[Goal of the exercise]
Go through the entries below and copy each line containing the word "Output".

START Records

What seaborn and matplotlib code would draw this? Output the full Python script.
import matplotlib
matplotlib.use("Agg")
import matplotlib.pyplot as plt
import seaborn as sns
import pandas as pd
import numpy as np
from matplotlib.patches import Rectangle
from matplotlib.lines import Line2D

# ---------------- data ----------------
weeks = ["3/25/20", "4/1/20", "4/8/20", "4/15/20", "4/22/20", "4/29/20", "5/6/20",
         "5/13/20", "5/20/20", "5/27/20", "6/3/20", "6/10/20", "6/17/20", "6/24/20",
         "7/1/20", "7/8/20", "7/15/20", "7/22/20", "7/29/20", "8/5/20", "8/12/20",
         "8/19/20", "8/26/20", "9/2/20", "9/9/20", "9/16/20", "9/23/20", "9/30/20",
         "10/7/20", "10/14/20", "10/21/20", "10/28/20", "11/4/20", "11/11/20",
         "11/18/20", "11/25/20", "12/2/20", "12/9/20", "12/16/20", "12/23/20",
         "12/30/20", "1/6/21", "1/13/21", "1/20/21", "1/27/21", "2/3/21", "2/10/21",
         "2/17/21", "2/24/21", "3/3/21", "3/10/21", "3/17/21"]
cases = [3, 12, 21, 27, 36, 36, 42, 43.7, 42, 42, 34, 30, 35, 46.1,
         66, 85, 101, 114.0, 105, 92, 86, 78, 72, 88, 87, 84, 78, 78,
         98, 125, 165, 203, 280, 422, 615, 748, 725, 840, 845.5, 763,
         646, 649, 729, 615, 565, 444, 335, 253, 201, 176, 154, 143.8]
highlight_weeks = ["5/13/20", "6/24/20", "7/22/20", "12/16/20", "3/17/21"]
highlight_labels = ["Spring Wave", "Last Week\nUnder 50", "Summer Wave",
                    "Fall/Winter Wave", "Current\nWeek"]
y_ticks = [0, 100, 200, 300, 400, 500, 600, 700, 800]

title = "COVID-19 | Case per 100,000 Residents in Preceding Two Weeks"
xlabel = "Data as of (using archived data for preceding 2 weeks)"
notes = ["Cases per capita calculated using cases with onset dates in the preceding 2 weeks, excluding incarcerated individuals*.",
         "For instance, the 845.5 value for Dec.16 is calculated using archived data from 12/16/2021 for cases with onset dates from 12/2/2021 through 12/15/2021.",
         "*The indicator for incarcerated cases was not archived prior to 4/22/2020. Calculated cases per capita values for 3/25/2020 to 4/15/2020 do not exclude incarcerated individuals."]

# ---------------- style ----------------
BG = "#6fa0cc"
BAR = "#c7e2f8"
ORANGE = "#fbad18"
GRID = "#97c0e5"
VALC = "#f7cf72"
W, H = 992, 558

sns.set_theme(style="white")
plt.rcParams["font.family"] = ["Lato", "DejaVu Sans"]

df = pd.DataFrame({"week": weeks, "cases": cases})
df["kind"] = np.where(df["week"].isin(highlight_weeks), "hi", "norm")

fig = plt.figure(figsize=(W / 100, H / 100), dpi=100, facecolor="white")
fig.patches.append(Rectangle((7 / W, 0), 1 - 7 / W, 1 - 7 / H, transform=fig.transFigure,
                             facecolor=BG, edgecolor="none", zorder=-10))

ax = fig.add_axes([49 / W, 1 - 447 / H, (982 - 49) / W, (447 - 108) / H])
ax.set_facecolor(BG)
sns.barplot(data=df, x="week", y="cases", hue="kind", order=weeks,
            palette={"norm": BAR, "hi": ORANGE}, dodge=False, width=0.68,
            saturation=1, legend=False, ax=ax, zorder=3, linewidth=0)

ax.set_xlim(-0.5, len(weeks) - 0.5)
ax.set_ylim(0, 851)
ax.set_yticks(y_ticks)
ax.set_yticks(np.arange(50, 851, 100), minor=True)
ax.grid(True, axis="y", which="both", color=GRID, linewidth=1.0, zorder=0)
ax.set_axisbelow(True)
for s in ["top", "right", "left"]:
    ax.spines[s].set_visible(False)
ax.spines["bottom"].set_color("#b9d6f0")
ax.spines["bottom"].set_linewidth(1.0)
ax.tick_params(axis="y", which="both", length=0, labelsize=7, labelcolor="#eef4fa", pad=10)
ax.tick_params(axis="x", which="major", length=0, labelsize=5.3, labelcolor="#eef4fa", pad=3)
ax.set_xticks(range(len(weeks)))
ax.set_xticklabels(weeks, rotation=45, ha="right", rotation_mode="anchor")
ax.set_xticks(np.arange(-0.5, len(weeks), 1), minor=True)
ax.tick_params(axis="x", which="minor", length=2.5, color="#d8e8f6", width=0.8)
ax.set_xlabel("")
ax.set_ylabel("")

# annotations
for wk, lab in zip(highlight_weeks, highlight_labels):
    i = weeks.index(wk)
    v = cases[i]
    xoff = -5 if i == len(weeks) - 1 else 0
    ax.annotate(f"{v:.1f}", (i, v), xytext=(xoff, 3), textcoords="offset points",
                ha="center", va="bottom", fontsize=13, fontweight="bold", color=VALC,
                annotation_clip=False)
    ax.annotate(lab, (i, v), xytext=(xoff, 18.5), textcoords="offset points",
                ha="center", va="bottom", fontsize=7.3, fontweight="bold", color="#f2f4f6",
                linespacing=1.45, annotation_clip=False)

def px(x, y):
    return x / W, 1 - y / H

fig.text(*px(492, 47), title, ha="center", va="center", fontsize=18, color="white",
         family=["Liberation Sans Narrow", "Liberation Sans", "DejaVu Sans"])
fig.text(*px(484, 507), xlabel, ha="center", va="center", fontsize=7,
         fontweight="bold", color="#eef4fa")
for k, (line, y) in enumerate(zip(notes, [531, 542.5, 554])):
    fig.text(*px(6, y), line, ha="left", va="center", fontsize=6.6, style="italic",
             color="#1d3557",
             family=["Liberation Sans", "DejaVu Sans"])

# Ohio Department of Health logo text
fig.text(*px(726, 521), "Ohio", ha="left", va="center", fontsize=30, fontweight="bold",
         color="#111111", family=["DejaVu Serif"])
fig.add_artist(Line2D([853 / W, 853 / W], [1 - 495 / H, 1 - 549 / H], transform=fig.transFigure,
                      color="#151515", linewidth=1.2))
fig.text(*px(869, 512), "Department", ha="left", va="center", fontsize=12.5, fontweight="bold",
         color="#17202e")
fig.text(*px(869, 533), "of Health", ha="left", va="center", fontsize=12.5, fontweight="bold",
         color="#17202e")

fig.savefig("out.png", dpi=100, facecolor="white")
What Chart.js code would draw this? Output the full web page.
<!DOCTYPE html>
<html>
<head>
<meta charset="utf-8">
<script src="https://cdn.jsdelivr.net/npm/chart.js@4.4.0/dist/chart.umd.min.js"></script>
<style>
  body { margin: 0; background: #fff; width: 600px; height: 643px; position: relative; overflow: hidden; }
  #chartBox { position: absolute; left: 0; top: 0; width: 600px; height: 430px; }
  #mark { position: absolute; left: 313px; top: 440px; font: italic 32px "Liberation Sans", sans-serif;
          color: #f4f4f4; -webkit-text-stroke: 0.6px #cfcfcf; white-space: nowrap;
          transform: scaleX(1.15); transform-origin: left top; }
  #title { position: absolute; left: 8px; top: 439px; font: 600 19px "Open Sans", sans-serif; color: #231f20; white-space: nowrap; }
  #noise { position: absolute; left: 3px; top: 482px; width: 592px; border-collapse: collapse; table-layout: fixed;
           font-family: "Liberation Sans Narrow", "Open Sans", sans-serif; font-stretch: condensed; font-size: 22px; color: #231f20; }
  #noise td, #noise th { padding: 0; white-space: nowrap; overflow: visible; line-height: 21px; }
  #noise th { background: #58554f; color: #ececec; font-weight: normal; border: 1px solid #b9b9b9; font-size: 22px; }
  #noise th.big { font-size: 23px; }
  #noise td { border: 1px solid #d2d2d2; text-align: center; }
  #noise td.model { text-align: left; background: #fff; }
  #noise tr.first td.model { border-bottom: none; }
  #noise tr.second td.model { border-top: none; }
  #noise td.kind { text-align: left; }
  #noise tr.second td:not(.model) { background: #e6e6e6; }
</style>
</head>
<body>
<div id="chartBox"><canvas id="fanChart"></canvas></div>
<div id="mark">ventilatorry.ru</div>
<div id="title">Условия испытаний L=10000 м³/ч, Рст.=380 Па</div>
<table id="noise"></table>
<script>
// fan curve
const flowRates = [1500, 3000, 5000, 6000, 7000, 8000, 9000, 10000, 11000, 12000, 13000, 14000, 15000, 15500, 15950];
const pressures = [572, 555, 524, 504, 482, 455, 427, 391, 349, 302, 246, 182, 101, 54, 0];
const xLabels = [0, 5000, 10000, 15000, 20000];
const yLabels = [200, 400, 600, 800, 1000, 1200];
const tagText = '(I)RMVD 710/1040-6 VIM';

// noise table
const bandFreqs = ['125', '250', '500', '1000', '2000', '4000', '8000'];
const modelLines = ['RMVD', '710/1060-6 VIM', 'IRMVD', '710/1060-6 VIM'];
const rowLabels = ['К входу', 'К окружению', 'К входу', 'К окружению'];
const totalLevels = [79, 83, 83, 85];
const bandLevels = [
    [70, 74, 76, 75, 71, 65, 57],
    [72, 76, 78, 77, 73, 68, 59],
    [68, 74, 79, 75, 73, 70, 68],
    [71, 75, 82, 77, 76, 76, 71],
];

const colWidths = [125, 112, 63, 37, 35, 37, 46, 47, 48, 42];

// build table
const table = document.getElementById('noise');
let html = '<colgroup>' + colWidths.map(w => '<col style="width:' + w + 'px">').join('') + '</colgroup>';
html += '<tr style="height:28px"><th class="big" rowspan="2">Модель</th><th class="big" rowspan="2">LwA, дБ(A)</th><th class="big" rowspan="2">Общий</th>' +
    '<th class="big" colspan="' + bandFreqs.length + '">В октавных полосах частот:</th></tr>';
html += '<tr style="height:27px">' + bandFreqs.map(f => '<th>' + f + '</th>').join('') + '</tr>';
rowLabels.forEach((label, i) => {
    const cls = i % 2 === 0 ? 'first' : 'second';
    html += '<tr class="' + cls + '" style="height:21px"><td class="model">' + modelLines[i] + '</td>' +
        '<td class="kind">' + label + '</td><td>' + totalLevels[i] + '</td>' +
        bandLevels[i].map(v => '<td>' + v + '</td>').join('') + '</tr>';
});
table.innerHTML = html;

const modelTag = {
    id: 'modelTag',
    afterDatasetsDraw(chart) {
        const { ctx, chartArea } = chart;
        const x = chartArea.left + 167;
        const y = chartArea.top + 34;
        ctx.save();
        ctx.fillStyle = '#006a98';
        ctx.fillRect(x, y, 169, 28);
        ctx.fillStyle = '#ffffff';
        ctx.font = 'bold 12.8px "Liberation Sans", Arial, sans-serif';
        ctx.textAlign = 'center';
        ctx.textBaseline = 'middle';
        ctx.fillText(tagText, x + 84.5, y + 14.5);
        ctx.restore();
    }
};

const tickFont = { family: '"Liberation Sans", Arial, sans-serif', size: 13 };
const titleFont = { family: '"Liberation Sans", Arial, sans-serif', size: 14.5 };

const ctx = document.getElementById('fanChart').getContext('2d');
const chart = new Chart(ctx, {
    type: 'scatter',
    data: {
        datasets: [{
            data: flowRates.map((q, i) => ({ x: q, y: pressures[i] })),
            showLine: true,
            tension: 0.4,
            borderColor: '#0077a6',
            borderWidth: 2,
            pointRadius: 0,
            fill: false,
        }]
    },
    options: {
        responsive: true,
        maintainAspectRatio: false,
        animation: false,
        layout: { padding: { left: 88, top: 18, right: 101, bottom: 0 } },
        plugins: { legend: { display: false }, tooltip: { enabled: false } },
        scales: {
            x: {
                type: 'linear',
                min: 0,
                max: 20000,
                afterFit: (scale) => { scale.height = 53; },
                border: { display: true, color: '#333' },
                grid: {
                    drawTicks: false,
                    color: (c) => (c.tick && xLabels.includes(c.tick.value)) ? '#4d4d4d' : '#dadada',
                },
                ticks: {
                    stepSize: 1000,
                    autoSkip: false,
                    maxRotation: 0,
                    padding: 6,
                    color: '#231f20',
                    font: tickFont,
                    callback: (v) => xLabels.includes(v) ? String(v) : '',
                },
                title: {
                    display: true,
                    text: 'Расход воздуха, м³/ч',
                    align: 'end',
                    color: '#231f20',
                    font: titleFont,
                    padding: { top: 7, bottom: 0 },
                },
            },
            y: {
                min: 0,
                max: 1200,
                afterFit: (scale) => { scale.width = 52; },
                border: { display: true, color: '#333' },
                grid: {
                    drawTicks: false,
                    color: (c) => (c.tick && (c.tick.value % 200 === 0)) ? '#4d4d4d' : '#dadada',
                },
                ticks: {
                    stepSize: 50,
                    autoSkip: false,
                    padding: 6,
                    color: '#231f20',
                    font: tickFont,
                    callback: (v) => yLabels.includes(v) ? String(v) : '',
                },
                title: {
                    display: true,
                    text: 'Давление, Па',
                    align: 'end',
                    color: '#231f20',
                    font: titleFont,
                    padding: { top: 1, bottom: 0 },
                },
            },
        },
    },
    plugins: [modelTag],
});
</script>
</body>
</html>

END Records

[Written solution]
What seaborn and matplotlib code would draw this? Output the full Python script.
What Chart.js code would draw this? Output the full web page.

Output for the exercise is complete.